Corporate-governance research firm MSCI, for instance, released a study in 2016 showing little evidence between CEO pay and performance. In fact, it showed the opposite. A hundred dollars invested in the 20% of corporations with the top-paid CEOs would have grown to $265 over the study's 10-year window. Meanwhile, $100 invested in the companies overseen by the lowest-paid CEOs would have increased to $367. Other studies at Stanford, the University of Pennsylvania and New York University have come to largely the same conclusion. Each of these studies then goes on to offer possible explanations for their somewhat counterintuitive findings.
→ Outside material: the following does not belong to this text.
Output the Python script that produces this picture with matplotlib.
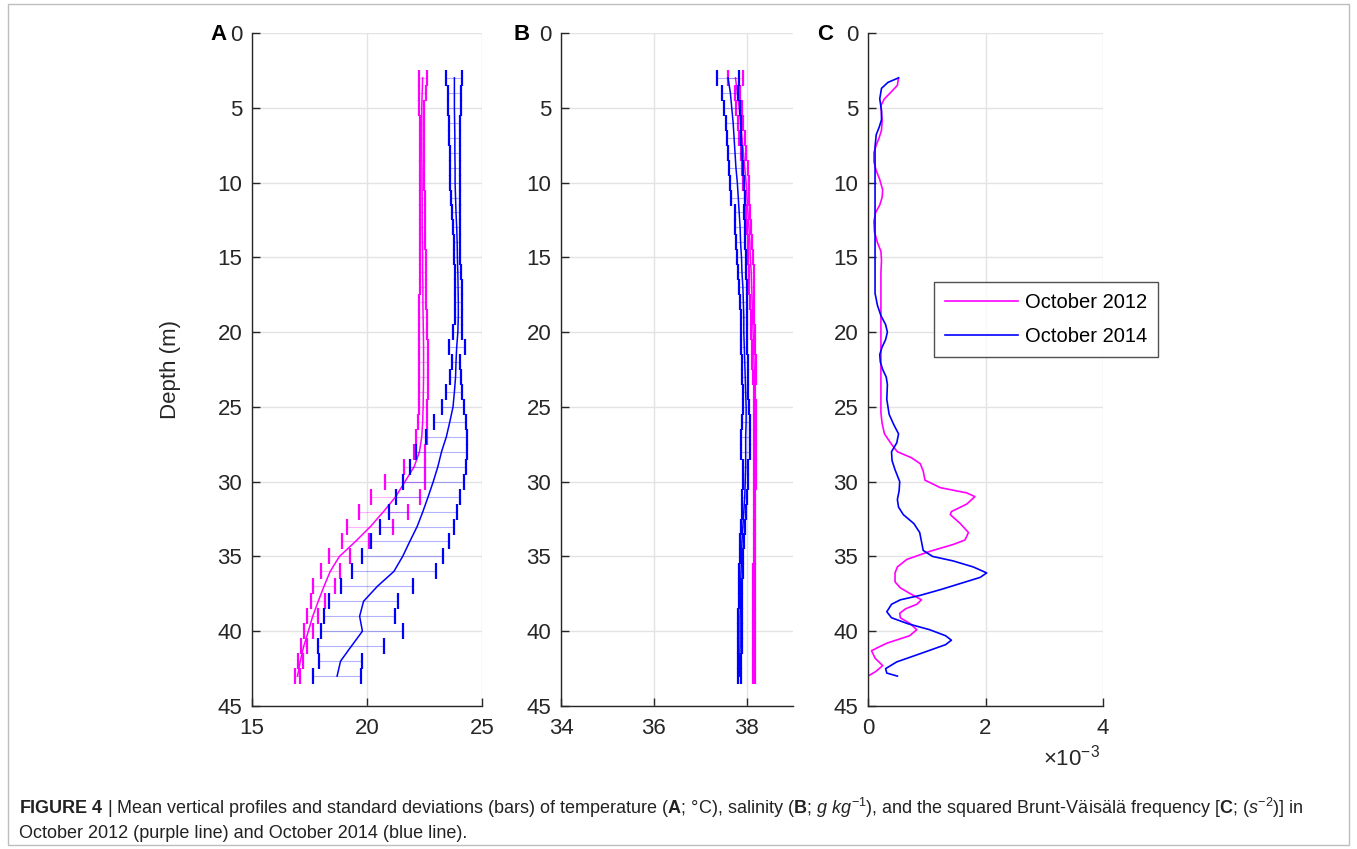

Zeller ignores this evidence, and in doing so, does a disservice to his readers.
Paul Stearns, St. Paul
THE ECONOMY
Trump critics have it wrong
An Aug. 23 letter writer suggests that Trump is leaving the next president with a recession. The writer insinuates that Trump is using "quantitative easing" as a tool to reduce the severity and duration of a recession — a recession that does not exist, and quantitative easing that is not happening. The Federal Reserve employed quantitative easing during the Obama administration, as the target federal fund rate was under 0.5% for the entire Obama presidency. As soon as Trump took office the target fund rate began increasing and has risen steadily to over 2% during Trump's time in office.